**Task to complete**
Copy each line exactly.

**Data**
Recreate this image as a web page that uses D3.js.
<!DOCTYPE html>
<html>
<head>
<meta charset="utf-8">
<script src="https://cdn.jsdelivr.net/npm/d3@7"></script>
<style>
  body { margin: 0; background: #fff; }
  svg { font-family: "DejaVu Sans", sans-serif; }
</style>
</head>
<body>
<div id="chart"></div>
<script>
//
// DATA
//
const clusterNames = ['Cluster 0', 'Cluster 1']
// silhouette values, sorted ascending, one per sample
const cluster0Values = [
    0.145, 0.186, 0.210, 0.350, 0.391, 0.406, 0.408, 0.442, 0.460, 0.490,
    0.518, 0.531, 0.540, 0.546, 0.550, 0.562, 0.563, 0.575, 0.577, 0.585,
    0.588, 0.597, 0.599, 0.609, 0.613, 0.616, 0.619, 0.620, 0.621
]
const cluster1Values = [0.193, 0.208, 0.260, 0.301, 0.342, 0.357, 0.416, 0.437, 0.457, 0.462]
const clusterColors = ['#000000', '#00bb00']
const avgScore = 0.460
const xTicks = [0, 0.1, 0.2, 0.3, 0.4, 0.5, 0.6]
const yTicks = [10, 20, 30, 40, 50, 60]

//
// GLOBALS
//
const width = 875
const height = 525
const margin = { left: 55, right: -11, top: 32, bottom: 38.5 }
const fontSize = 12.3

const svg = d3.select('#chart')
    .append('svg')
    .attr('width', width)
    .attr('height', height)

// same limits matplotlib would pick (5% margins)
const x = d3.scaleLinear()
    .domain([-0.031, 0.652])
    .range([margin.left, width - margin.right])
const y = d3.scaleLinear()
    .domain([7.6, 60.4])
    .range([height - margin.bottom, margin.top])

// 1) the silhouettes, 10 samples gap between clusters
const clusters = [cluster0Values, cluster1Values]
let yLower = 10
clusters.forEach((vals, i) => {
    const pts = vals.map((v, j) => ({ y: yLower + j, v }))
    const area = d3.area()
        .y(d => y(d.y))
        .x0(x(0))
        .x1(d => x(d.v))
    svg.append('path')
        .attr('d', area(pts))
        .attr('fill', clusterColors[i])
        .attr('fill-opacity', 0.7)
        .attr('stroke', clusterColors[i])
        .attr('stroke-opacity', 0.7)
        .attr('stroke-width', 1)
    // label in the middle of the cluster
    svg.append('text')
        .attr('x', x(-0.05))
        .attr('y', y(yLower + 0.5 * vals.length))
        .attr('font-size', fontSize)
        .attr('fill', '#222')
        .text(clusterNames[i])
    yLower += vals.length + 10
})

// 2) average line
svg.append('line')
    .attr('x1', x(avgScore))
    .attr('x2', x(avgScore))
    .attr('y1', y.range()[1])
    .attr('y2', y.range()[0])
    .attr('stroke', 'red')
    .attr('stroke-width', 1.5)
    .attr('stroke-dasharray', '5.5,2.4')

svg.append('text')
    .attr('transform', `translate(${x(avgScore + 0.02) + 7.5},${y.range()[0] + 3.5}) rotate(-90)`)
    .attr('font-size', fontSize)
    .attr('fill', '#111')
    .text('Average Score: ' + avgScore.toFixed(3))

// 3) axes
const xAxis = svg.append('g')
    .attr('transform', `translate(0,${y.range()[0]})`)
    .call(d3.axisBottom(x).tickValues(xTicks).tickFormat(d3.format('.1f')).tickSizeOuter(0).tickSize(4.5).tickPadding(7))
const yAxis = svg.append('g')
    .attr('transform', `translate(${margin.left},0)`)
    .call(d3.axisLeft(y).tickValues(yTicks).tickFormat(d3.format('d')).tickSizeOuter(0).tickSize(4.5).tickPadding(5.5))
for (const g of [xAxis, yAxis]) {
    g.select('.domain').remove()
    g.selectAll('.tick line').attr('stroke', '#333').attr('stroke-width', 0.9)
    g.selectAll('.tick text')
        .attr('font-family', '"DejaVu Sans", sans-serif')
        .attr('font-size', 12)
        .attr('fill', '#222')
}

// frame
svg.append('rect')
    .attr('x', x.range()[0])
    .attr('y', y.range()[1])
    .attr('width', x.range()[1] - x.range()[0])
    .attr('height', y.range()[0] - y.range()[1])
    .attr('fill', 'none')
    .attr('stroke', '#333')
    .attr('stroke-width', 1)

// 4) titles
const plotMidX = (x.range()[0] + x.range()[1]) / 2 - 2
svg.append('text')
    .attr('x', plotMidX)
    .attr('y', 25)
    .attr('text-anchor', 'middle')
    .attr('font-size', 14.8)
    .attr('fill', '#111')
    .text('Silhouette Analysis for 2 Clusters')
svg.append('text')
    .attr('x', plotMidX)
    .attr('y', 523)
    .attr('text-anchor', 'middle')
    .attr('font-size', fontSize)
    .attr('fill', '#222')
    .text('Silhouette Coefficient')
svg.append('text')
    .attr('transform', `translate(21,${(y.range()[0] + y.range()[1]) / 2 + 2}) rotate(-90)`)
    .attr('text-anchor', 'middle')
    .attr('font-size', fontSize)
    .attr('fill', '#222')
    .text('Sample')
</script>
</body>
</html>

**Task solution**
Recreate this image as a web page that uses D3.js.
<!DOCTYPE html>
<html>
<head>
<meta charset="utf-8">
<script src="https://cdn.jsdelivr.net/npm/d3@7"></script>
<style>
  body { margin: 0; background: #fff; }
  svg { font-family: "DejaVu Sans", sans-serif; }
</style>
</head>
<body>
<div id="chart"></div>
<script>
//
// DATA
//
const clusterNames = ['Cluster 0', 'Cluster 1']
// silhouette values, sorted ascending, one per sample
const cluster0Values = [
    0.145, 0.186, 0.210, 0.350, 0.391, 0.406, 0.408, 0.442, 0.460, 0.490,
    0.518, 0.531, 0.540, 0.546, 0.550, 0.562, 0.563, 0.575, 0.577, 0.585,
    0.588, 0.597, 0.599, 0.609, 0.613, 0.616, 0.619, 0.620, 0.621
]
const cluster1Values = [0.193, 0.208, 0.260, 0.301, 0.342, 0.357, 0.416, 0.437, 0.457, 0.462]
const clusterColors = ['#000000', '#00bb00']
const avgScore = 0.460
const xTicks = [0, 0.1, 0.2, 0.3, 0.4, 0.5, 0.6]
const yTicks = [10, 20, 30, 40, 50, 60]

//
// GLOBALS
//
const width = 875
const height = 525
const margin = { left: 55, right: -11, top: 32, bottom: 38.5 }
const fontSize = 12.3

const svg = d3.select('#chart')
    .append('svg')
    .attr('width', width)
    .attr('height', height)

// same limits matplotlib would pick (5% margins)
const x = d3.scaleLinear()
    .domain([-0.031, 0.652])
    .range([margin.left, width - margin.right])
const y = d3.scaleLinear()
    .domain([7.6, 60.4])
    .range([height - margin.bottom, margin.top])

// 1) the silhouettes, 10 samples gap between clusters
const clusters = [cluster0Values, cluster1Values]
let yLower = 10
clusters.forEach((vals, i) => {
    const pts = vals.map((v, j) => ({ y: yLower + j, v }))
    const area = d3.area()
        .y(d => y(d.y))
        .x0(x(0))
        .x1(d => x(d.v))
    svg.append('path')
        .attr('d', area(pts))
        .attr('fill', clusterColors[i])
        .attr('fill-opacity', 0.7)
        .attr('stroke', clusterColors[i])
        .attr('stroke-opacity', 0.7)
        .attr('stroke-width', 1)
    // label in the middle of the cluster
    svg.append('text')
        .attr('x', x(-0.05))
        .attr('y', y(yLower + 0.5 * vals.length))
        .attr('font-size', fontSize)
        .attr('fill', '#222')
        .text(clusterNames[i])
    yLower += vals.length + 10
})

// 2) average line
svg.append('line')
    .attr('x1', x(avgScore))
    .attr('x2', x(avgScore))
    .attr('y1', y.range()[1])
    .attr('y2', y.range()[0])
    .attr('stroke', 'red')
    .attr('stroke-width', 1.5)
    .attr('stroke-dasharray', '5.5,2.4')

svg.append('text')
    .attr('transform', `translate(${x(avgScore + 0.02) + 7.5},${y.range()[0] + 3.5}) rotate(-90)`)
    .attr('font-size', fontSize)
    .attr('fill', '#111')
    .text('Average Score: ' + avgScore.toFixed(3))

// 3) axes
const xAxis = svg.append('g')
    .attr('transform', `translate(0,${y.range()[0]})`)
    .call(d3.axisBottom(x).tickValues(xTicks).tickFormat(d3.format('.1f')).tickSizeOuter(0).tickSize(4.5).tickPadding(7))
const yAxis = svg.append('g')
    .attr('transform', `translate(${margin.left},0)`)
    .call(d3.axisLeft(y).tickValues(yTicks).tickFormat(d3.format('d')).tickSizeOuter(0).tickSize(4.5).tickPadding(5.5))
for (const g of [xAxis, yAxis]) {
    g.select('.domain').remove()
    g.selectAll('.tick line').attr('stroke', '#333').attr('stroke-width', 0.9)
    g.selectAll('.tick text')
        .attr('font-family', '"DejaVu Sans", sans-serif')
        .attr('font-size', 12)
        .attr('fill', '#222')
}

// frame
svg.append('rect')
    .attr('x', x.range()[0])
    .attr('y', y.range()[1])
    .attr('width', x.range()[1] - x.range()[0])
    .attr('height', y.range()[0] - y.range()[1])
    .attr('fill', 'none')
    .attr('stroke', '#333')
    .attr('stroke-width', 1)

// 4) titles
const plotMidX = (x.range()[0] + x.range()[1]) / 2 - 2
svg.append('text')
    .attr('x', plotMidX)
    .attr('y', 25)
    .attr('text-anchor', 'middle')
    .attr('font-size', 14.8)
    .attr('fill', '#111')
    .text('Silhouette Analysis for 2 Clusters')
svg.append('text')
    .attr('x', plotMidX)
    .attr('y', 523)
    .attr('text-anchor', 'middle')
    .attr('font-size', fontSize)
    .attr('fill', '#222')
    .text('Silhouette Coefficient')
svg.append('text')
    .attr('transform', `translate(21,${(y.range()[0] + y.range()[1]) / 2 + 2}) rotate(-90)`)
    .attr('text-anchor', 'middle')
    .attr('font-size', fontSize)
    .attr('fill', '#222')
    .text('Sample')
</script>
</body>
</html>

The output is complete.